Pero esto tiene unos costes, entre los que él destacó la pérdida de privacidad. Las grandes compañías tienen recursos para ofrecer servicios gratuitos al público –lo que tiene otro coste en materia de competencia–, y esto lleva a que acumulen informaciones personales… “con la complicidad de los usuarios”, porque “compartimos demasiados datos”. Gil llegó a decir que “no seremos libres mientas los datos sean mercancía”; por eso, para él, “la protección de los datos personales debe ser puesta al nivel de los derechos humanos”.
También Rafael Amo Usanos, director de la Cátedra de Bioética en la Universidad Pontificia de Comillas, comenzó mostrando el lado luminoso de la IA. Ofreció un largo elenco de beneficios que reporta en la atención sanitaria. En el diagnóstico, gracias al análisis de imágenes y de datos clínicos, por ejemplo. En los tratamientos, porque predice la eficacia de los fármacos, incluso de forma personalizada, a partir del perfil genómico. En la prevención, por los análisis de datos epidemiológicos, la detección de epidemias reuniendo informaciones directas e indirectas, la vigilancia de la salud por medio de los aparatos llamados wearables. En la investigación biomédica acelera el descubrimiento de moléculas con potencial terapéutico. Y es una gran ayuda en la gestión hospitalaria.
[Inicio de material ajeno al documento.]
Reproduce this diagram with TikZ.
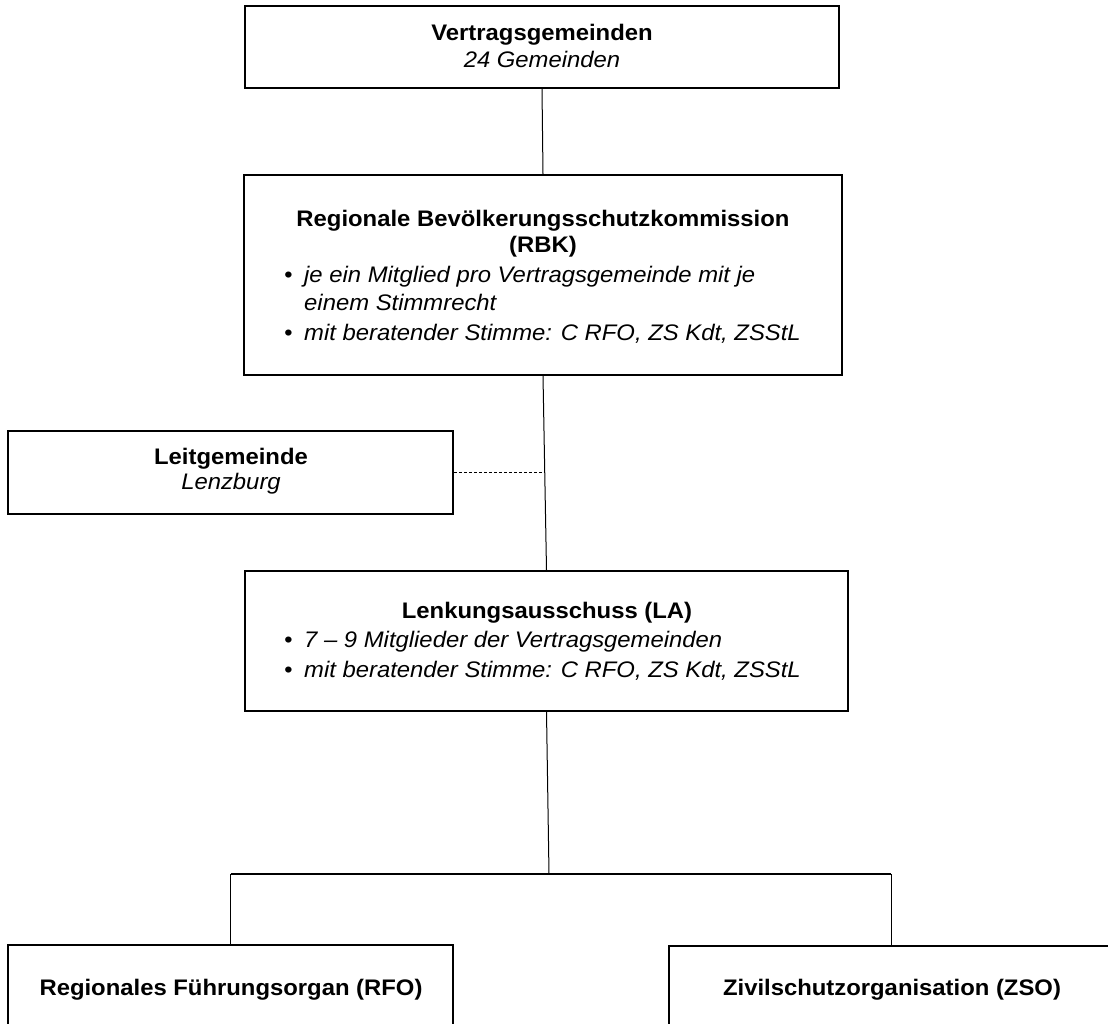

“Si la regulación de la IA no se sustenta en principios éticos robustos, puede quedarse en normas para garantizar el tráfico de datos” (Vicente Bellver Capella)
El problema está en la posible falta de equidad, que se da, por ejemplo, cuando de una población hay pocos datos de salud, como ocurre en los países en desarrollo; en tal caso, la IA no sirve para compensar en parte la escasez de médicos. También, las poblaciones y enfermedades menos estudiadas pesan poco en los algoritmos, y la IA las coloca en el vagón de cola de la investigación farmacológica y de la prevención (pero esto ya ocurre desde hace mucho, precisó Amo, sin recurso a la IA).
Ética y ley
En suma, la ética aparece de continuo cuando se trata de IA. Y para que la ética se realice en la práctica, necesita la ley. Frente al tópico, mencionado más de una vez en el Congreso, de que “Estados Unidos inventa, China fabrica y Europa regula”, al que suele acompañar el corolario de que Europa estorba la innovación y se queda rezagada en la fabricación, la generalidad de los ponentes tuvo palabras elogiosas para la ley de la IA aprobada por la UE, sin dejar de reprocharle deficiencias, y sin ignorar el retraso del continente en la industria tecnológica.
Aun así, hay disposiciones generales de la ley de IA que es difícil no reconocer como razonables o necesarias, dijeron varios ponentes. Entre ellas están las que prohíben alimentar bases de datos de reconocimiento facial con imágenes disponibles en internet o en grabaciones de TV en circuito cerrado, o elaborar sistemas de puntuación social (cosa que existe en China). También parece lógico regular el uso de la IA para la obtención de créditos, para evaluar pruebas incriminatorias en los procesos penales, para la identificación de personas por parte de la policía…
Pero si la ética necesita de la ley, también vale la inversa. Como afirmó Vicente Bellver Capella, “si la regulación no se sustenta en principios éticos robustos, puede quedarse en normas para garantizar el tráfico de datos”.
En fin, ante los riesgos que presenta la IA, los congresistas no echaron toda la culpa a las Big Tech, a los poderosos con intereses políticos o económicos, o a los grandes y pequeños manipuladores. Sostuvieron que en el capitalismo de la vigilancia, bajo tan fuertes presiones, los ciudadanos seguimos teniendo libertad si no renunciamos a ella, y no estamos inermes e indefensos. Pero hace falta cobrar conciencia y actuar. La llamada a la ética ha de resonar también en cada uno.